Indeed, NATO has articulated its strategy and action for the southern front by firstly expressing the will of projecting stability on the region and, later, by launching training activities for some countries of the area and creating the NSDS. Moreover, during the Brussels Summit, the Atlantic Alliance approved a new ‘package for the South’. The latter includes a series of political and practical initiatives aimed at systematizing the efforts of the Alliance and those of the individual member States and partners in the Mediterranean region. In details, the objectives to be reached through this new set of activities are, firstly, the strengthening of the defensive and deterrent capacities against menaces coming from the south, and hence ensuring a coherent and efficacious NATO’s response. Furthermore, the Alliance intends to contribute to the international efforts aimed at handling the crises that emerged in the region and to support regional partners in the development of resilience against possible challenges to security. In short, NATO created a strategic guide that channels the actions of the Alliance itself and of the other countries involved in the southern front with the end of guaranteeing complementarity and efficacy of the common efforts.

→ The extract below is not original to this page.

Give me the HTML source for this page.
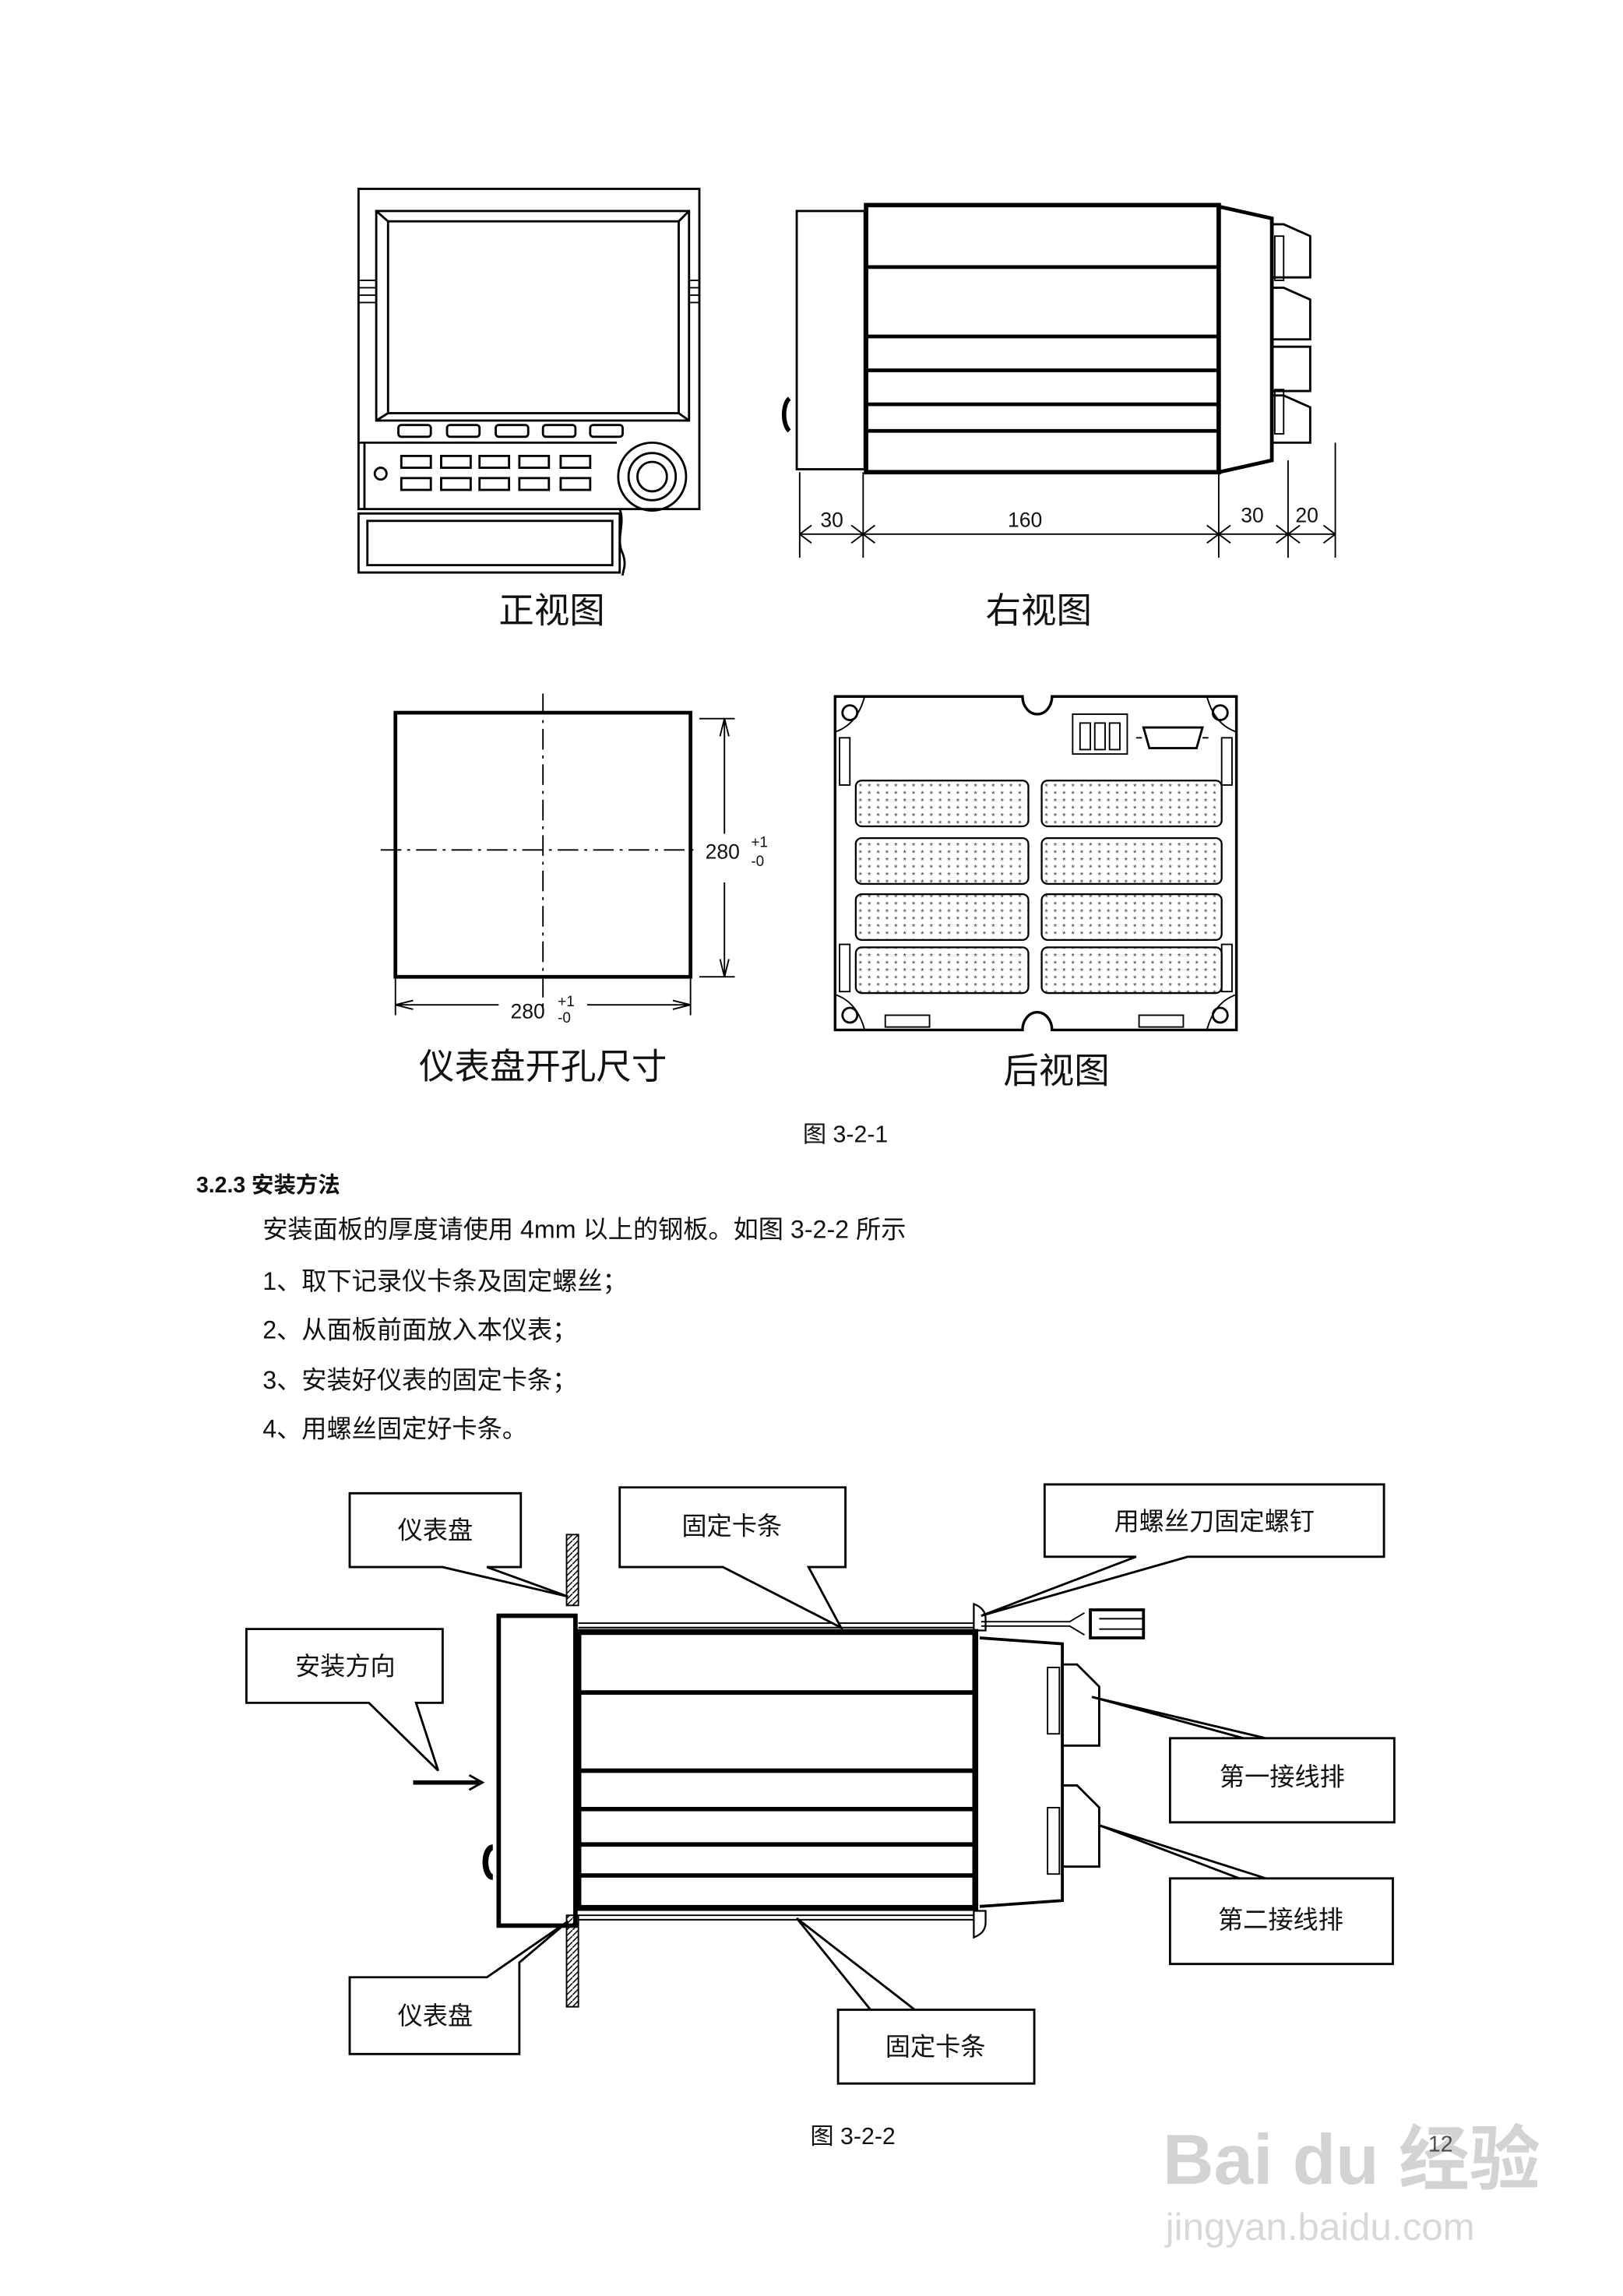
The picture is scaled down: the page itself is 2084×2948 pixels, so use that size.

To sum up, in the recent years NATO has committed itself to defining a plan for the southern front that is coherent and polyhedral. Such plan starts with a comprehensive approach for then materializing into specific and targeted activities. However, in a highly fragmented and unpredictable scenario such as the one of some areas of the Middle East, North and Sub-Saharan Africa, the commitment of the Alliance has to, first and foremost, be solid and well-defined, characteristics that keep on missing. In the first place, even if the launch of training activities in countries like Jordan and Tunisia is an initial important step forward, other States that are key to the stabilization of the Mediterranean region, namely Libya, are out of NATO’s sights. Moreover, certainly the work of NATO’s hub could reveal itself to be crucial for understanding the current dynamics and the roots of possible future crises in the area, as well as ensuring the efficacy of the capacity building’s operations of the Alliance. Nevertheless, if the center will not be supported by a strong political will coming from a group of States that is relevant in number and decisional weight, it could experience a deadlock and be in a condition of scarce productivity that would not permit it to reach the established objectives. Finally, despite improvements on the matter throughout the years, it seems that NATO’s attention keeps on focusing on the eastern front instead of the southern one. Confirming such statement are the results of the recent Brussels Summit, in which the word ‘Russia’ resounds much more often and with a definitely more incisive value than the term ‘south’. In conclusion, those member States, Italy in primis, that push for a more concrete and effective NATO’s action toward the Mediterranean region, should look for the support of other countries that can play a crucial role at the transatlantic negotiating table, namely the United States, with the aim of tipping the Brussels’ scale more towards the south.